DREAMS AT PLAY AND WHAT THEY COST
One of the most powerful works for theater in western literature is August Strindberg’s “Dream Play.” It focuses on the poverty of the human condition and how like a dream life is: a place where cruel events happen without reason or logic to explain them. It is a place where lilies rise from a dung heap and clowns attain power.
I thought of Strindberg’s play as I paged through the July edition of “Vanity Fair,” an edition that might have been fodder for Strindberg’s thesis. Not only does it document the criminal behavior of Silvio Berlusconi, President of Italy, and his use of vast sums of money to escape prosecution, but it also exposes the profligate behavior of Prince Jefri Bolkiah, notorious playboy of Brunei, who has run through billions on women, cars and polo ponies. Add to these stories the profile of Philip Falcone, Hedge Fund manager, and his wife as they attempt to buy their way into New York Society with displays of outrageous consumption.

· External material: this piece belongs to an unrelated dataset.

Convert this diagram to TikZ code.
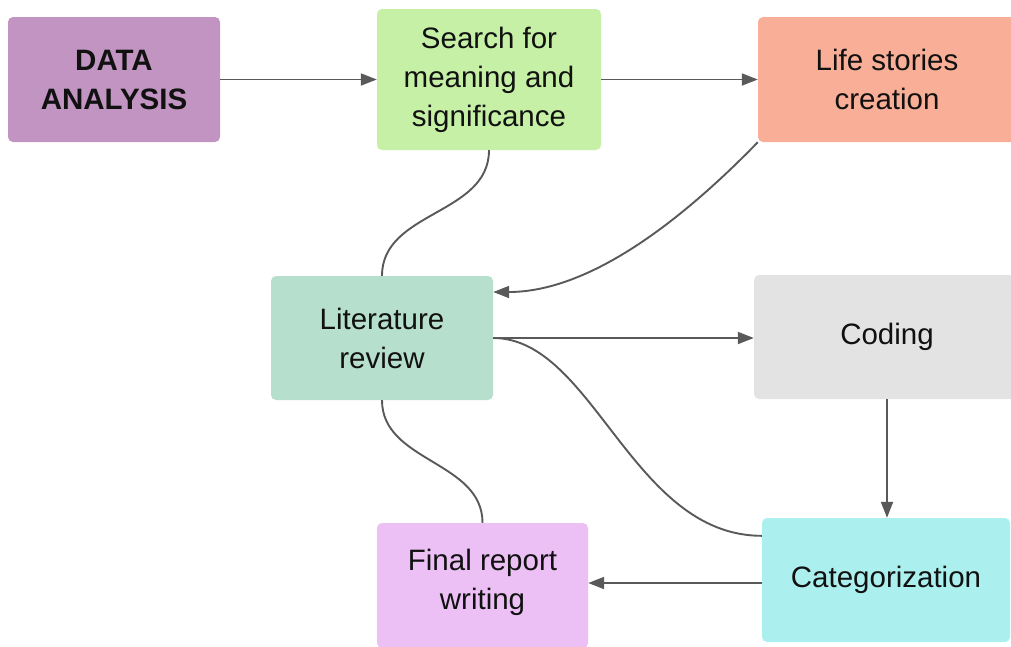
\documentclass[tikz,border=0pt]{standalone}
\usepackage{fontspec}
\setmainfont{Liberation Sans}
\usetikzlibrary{arrows.meta,calc}

\definecolor{cData}{HTML}{C194C2}
\definecolor{cSearch}{HTML}{C5F0A5}
\definecolor{cLife}{HTML}{F8AE97}
\definecolor{cLit}{HTML}{B7DFCD}
\definecolor{cCoding}{HTML}{E3E3E3}
\definecolor{cCat}{HTML}{ABF0EE}
\definecolor{cFinal}{HTML}{ECC0F5}
\definecolor{cLine}{HTML}{595959}
\definecolor{cText}{HTML}{111111}

\tikzset{
  stepbox/.style={rectangle, rounded corners=5pt, draw=none, align=center,
    inner sep=0pt, text=cText,
    font=\fontsize{29.5}{39}\selectfont},
  link/.style={draw=cLine, line width=1.9pt},
  arrowlink/.style={link, -{Triangle[length=16pt,width=12pt]}},
}

\begin{document}
\begin{tikzpicture}[x=1pt,y=-1pt]
  \useasboundingbox (0,0) rectangle (1011,646);
  \clip (0,0) rectangle (1011,646);

  % process steps
  \node[stepbox, fill=cData, minimum width=212pt, minimum height=125pt,
        font=\fontsize{29.5}{39}\selectfont\bfseries] (data) at (114,79.5) {DATA\\ANALYSIS};
  \node[stepbox, fill=cSearch, minimum width=224pt, minimum height=141pt] (search) at (489,79.5)
        {Search for\\meaning and\\significance};
  \node[stepbox, fill=cLife, minimum width=258pt, minimum height=125pt] (life) at (887,79.5)
        {Life stories\\creation};
  \node[stepbox, fill=cLit, minimum width=222pt, minimum height=124pt] (lit) at (382,338)
        {Literature\\review};
  \node[stepbox, fill=cCoding, minimum width=266pt, minimum height=124pt] (coding) at (887,337)
        {Coding};
  \node[stepbox, fill=cCat, minimum width=248pt, minimum height=124pt] (cat) at (886,580)
        {Categorization};
  \node[stepbox, fill=cFinal, minimum width=211pt, minimum height=125pt] (final) at (482.5,585.5) {};
  \node[stepbox] (finaltext) at (482.5,582) {Final report\\writing};

  % connectors
  \draw[arrowlink] (data.east) -- (search.west);
  \draw[arrowlink] (search.east) -- (search.east -| life.west);
  \draw[link] (search.south) .. controls +(0,65) and +(0,-65) .. (lit.north);
  \draw[arrowlink] (life.south west) .. controls +(-70,72) and +(100,0) .. ([yshift=46pt]lit.east);
  \draw[arrowlink] (lit.east) -- (lit.east -| coding.west);
  \draw[link] (lit.east) .. controls +(100,0) and +(-130,0) .. ([yshift=-18pt]cat.north west);
  \draw[link] (lit.south) .. controls +(0,62) and +(0,-62) .. (final.north);
  \draw[arrowlink] (coding.south) -- (coding.south |- cat.north);
  \draw[arrowlink] ([yshift=-3pt]cat.west) -- ([yshift=-3pt]cat.west -| final.east);
\end{tikzpicture}
\end{document}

(courtesy: “The Economist”)
As Shakespeare observed in “Hamlet:” “Use every man after his desert, and who should scape whipping?” But one must ask whether the callousness of these dissolutes, who use their wealth in a way that denigrates others, should be endured with no more protest than a sigh. There are too many places in the world where people die from hunger and disease because they lack food or access to clean water or haven’t the money for inexpensive vaccines. Can the world afford these profligates who fail to hear the cries of the destitute?
What’s in a dream? It depends upon the dreamer. Not enough of us, apparently, dream of a world that is fair.